- Japanese: Kaibutsu no kikori
- Directed by: Takashi Miike
- Screenplay by: Hiroyoshi Koiwai
- Based on: Lumberjack the Monster by Mayusuke Kurai
- Produced by: Misako Saka Shigeji Maeda
- Starring: Kazuya Kamenashi; Nanao; Riho Yoshioka;
- Cinematography: Nobuyasu Kita
- Edited by: Naoichiro Sagara
- Music by: Koji Endo
- Distributed by: Warner Bros. Pictures
- Release dates: October 13, 2023 (Sitges Film Festival); December 1, 2023 (Japan);
- Running time: 118 minutes
- Country: Japan
- Language: Japanese

= Lumberjack the Monster =

2023 film directed by Takashi Miike

Lumberjack the Monster (怪物の木こり, Kaibutsu no kikori) is a 2023 Japanese horror film directed by Takashi Miike based on the 2019 Mayusuke Kurai novel of the same name.

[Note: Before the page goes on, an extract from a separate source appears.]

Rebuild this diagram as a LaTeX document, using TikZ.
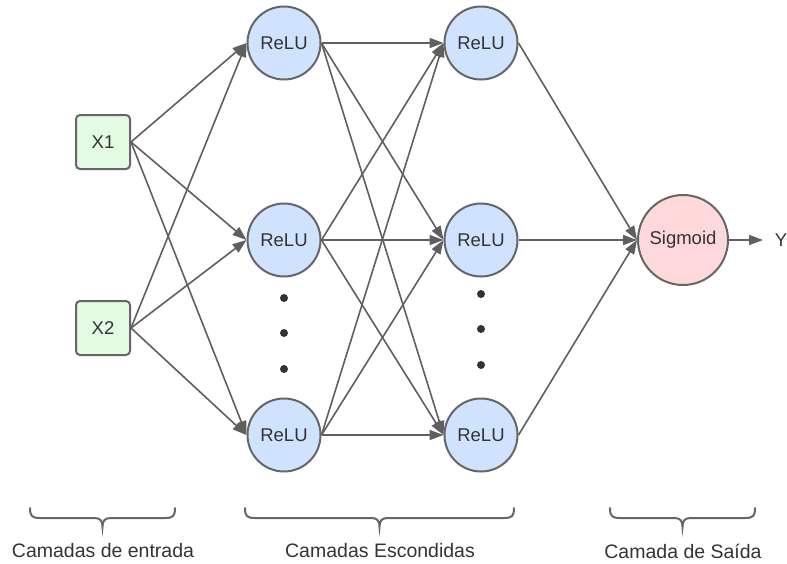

The film stars Kazuya Kamenashi as a lawyer seeking violent revenge on a masked serial killer.

==Plot==
The police investigate a series of murders and discover a connection to a group of children abducted and implanted with neurochips 31 years earlier.

==Cast==
- Kazuya Kamenashi as Akira Ninomiya
- Nanao as forensic profiler Ranko Toshiro
- Kiyohiko Shibukawa as a detective who works with Ranko
- Shido Nakamura as a murder suspect
- Riho Yoshioka as Akira's fiancée
- Shota Sometani as Sugitani, a doctor who is allied with Akira

==Release==
Lumberjack the Monster first screened on October 13, 2023, in the Òrbita section of the Sitges Film Festival. The film debuted in Japan on October 26, 2023, at the Tokyo International Film Festival, followed by a wide release on December 1, 2023. The film screened in North America on May 6, 2024, in conjunction with the Tribeca Festival Escape from Tribeca program ahead of a Netflix release on June 1, 2024.